Sa demande est rejetée. Selon la Cour, c’est par une interprétation souveraine du tableau de la garantie des pertes d’exploitation figurant en page 6 des conditions personnelles que sa rédaction ambiguë rendait nécessaire, que la cour d’appel a retenu que la franchise litigieuse s’appliquait au groupe « risques d’incendie, risques annexes et risques spéciaux ».

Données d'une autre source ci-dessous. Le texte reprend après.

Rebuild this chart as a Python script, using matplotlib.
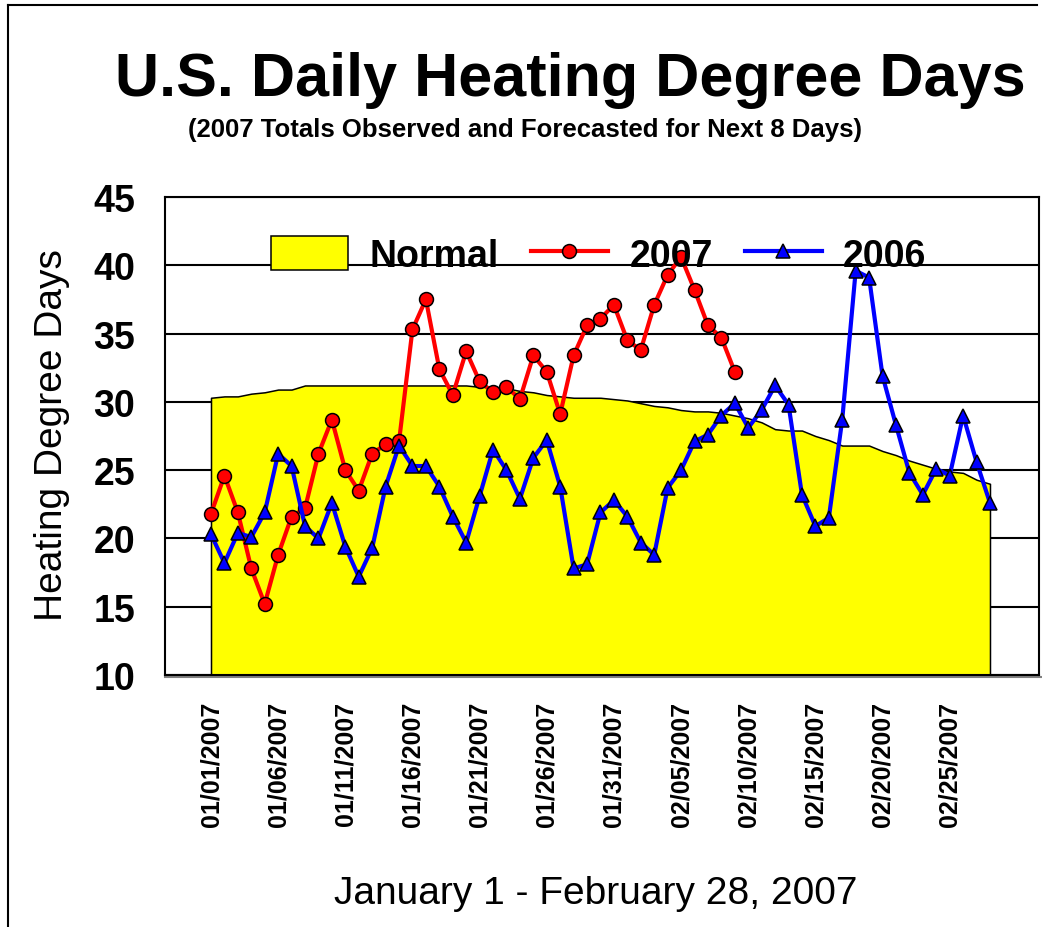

Règle proportionnelle de capitaux
En plus de la franchise, les coassureurs opposent à l’assuré une règle proportionnelle de capitaux pour inexactitude dans la déclaration de la marge brute assurée (C. assur., art. L. 121-5). En effet, aux termes des conditions personnelles du contrat, la réduction proportionnelle de capitaux de l’article L. 121-5 du code des assurances, doit s’appliquer lorsque la marge brute déclarée par l’assuré se révèle inexacte ; que toutefois, en cas de sinistre, il ne peut pas être fait application de la règle proportionnelle des capitaux, si l’assuré a respecté les obligations déclaratives mises à sa charge, qui consistent dans la déclaration, à chaque date anniversaire du contrat, de la marge brute effectivement réalisée sur l’exercice précédent pour permettre à l’assureur de calculer la marge prévisionnelle de l’année en cours et fixer ainsi les cotisations prévisionnelles dues par l’assuré, d’une part, et dans la communication de la marge réelle finalement dégagée au cours de la période considérée, dans les délais prévus au contrat, pour calculer les cotisations finales dues par l’assuré, d’autre part.
L’assuré soutient avoir respecté ses obligations déclaratives et que par application des dispositions précitées, la règle proportionnelle n’est pas applicable.
Mais c’est aussi par une interprétation souveraine des stipulations contractuelles ambiguës, que la cour d’appel a estimé que cette règle redevenait strictement applicable en cas d’inexactitude de la marge brute assurée mentionnée dans le contrat ; qu’ayant constaté que la déclaration de marge brute faite par l’assuré dans le dernier avenant du 2 septembre 2011, applicable à la date des sinistres, mentionnait pour l’année 2010 une marge brute de 18 921 860 €, nettement inférieure à la marge brute effective qui s’élevait en réalité à la somme de 22 798 530,40 €, la cour d’appel, qui n’avait pas à procéder aux recherches inopérantes visées par le moyen, a légalement justifié sa décision d’appliquer la règle proportionnelle de capitaux.